Mr Wu said he was writing a book that ponders the question of whether it is a natural progression or a choice for new technology to follow the pattern of invention, founding, opening up into an all-inclusive entrepreneurial market and then being dominated by the major company in the market.
Radio and film followed this pattern in the early 1900s and today’s newest technologies: mobile phones, television and computers, could likely follow it as well, he said.
When a state regulates these industries they should aim to have a market entry price which makes it possible for a large number of people to start a new company, Mr Wu said.
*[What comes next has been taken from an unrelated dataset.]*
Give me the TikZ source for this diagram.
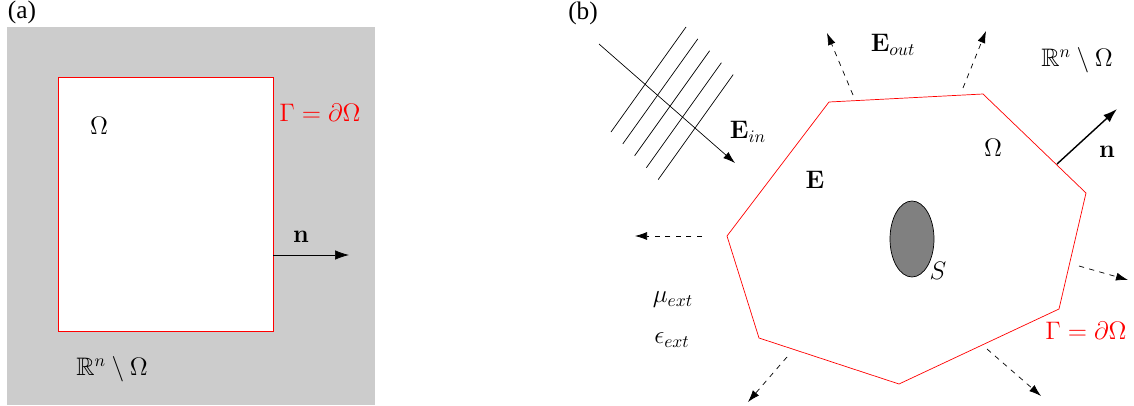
\documentclass[tikz,border=0pt]{standalone}
\usepackage{amsmath,amssymb}
\usepackage[no-math]{fontspec}
\newfontfamily\panelfont{Liberation Serif}
\usetikzlibrary{arrows.meta,shapes.geometric}

\begin{document}
\begin{tikzpicture}[x=0.02cm, y=-0.02cm, font=\Large,
		outward/.style={dashed, -{Latex[length=2.4mm,width=1.6mm]}},
		normalvec/.style={-{Latex[length=2.8mm,width=1.9mm]}},
		waveline/.style={thin},
		panel/.style={font=\panelfont\Large, inner sep=0pt}]
	\useasboundingbox (0,0) rectangle (1134,406);
	\node[panel] (pa) at (22,12) {(a)};
	\node[panel] (pb) at (583,13) {(b)};

	\fill[black!20] (7,27) rectangle (375,405);
	\draw[red, fill=white] (58,77) rectangle (273,331);
	\node (OmA) at (99,126) {$\Omega$};
	\node[red] (GamA) at (320,113) {$\Gamma = \partial\Omega$};
	\node (nA) at (301,237) {$\mathbf{n}$};
	\node (RA) at (112,369) {$\mathbb{R}^n \setminus \Omega$};
	\coordinate (nA0) at (273,255);
	\coordinate (nA1) at (349,255);
	\draw[normalvec] (nA0) -- (nA1);

	\draw[red] (829,102) -- (983,94) -- (1086,193) -- (1059,309) -- (899,384) -- (759,338) -- (727,236) -- cycle;
	\node[draw, ellipse, fill=black!50, minimum width=0.88cm, minimum height=1.52cm, inner sep=0pt] (S) at (912,239) {};
	\node (Slab) at (938,271) {$S$};

	\foreach \i in {0,...,4}
		\draw[waveline] ({611+11.8*\i},{132+11.9*\i}) -- ({686+11.8*\i},{27+11.9*\i});
	\coordinate (in0) at (599,44);
	\coordinate (in1) at (735,163);
	\draw[normalvec, -{Latex[length=2.4mm,width=1.6mm]}] (in0) -- (in1);
	\node (Ein) at (748,132) {$\mathbf{E}_{in}$};
	\node (E) at (815,180) {$\mathbf{E}$};
	\node (Eout) at (893,45) {$\mathbf{E}_{out}$};
	\node (OmB) at (993,148) {$\Omega$};
	\node (RB) at (1077,60) {$\mathbb{R}^n \setminus \Omega$};
	\node (nB) at (1107,152) {$\mathbf{n}$};
	\node (mu) at (673,300) {$\mu_{ext}$};
	\node (eps) at (672,340) {$\epsilon_{ext}$};
	\node[red] (GamB) at (1086,331) {$\Gamma = \partial\Omega$};

	\coordinate (nB0) at (1057,164);
	\coordinate (nB1) at (1117,109);
	\draw[normalvec, thick] (nB0) -- (nB1);

	\coordinate (o1a) at (853,95);   \coordinate (o1b) at (827,33);
	\coordinate (o2a) at (963,88);   \coordinate (o2b) at (986,31);
	\coordinate (o3a) at (702,236);  \coordinate (o3b) at (635,236);
	\coordinate (o4a) at (1079,266); \coordinate (o4b) at (1128,280);
	\coordinate (o5a) at (787,357);  \coordinate (o5b) at (748,402);
	\coordinate (o6a) at (987,349);  \coordinate (o6b) at (1041,396);
	\foreach \k in {1,...,6}
		\draw[outward] (o\k a) -- (o\k b);
\end{tikzpicture}
\end{document}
When the cost of market entry is too high, like the mobile phone market in the United States, the market will stagnate.
What a regulator should not do is help the dominant figure destroy the other new companies, something which Mr Wu said may seem obvious but is often what happens.
Communications regulators should be more conscious that they are the leading speech regulators and make sure they are not limiting free speech.
Mr Wu expects that we will see how TV, computers and mobile phones interact and compete with each other over the next 10 years.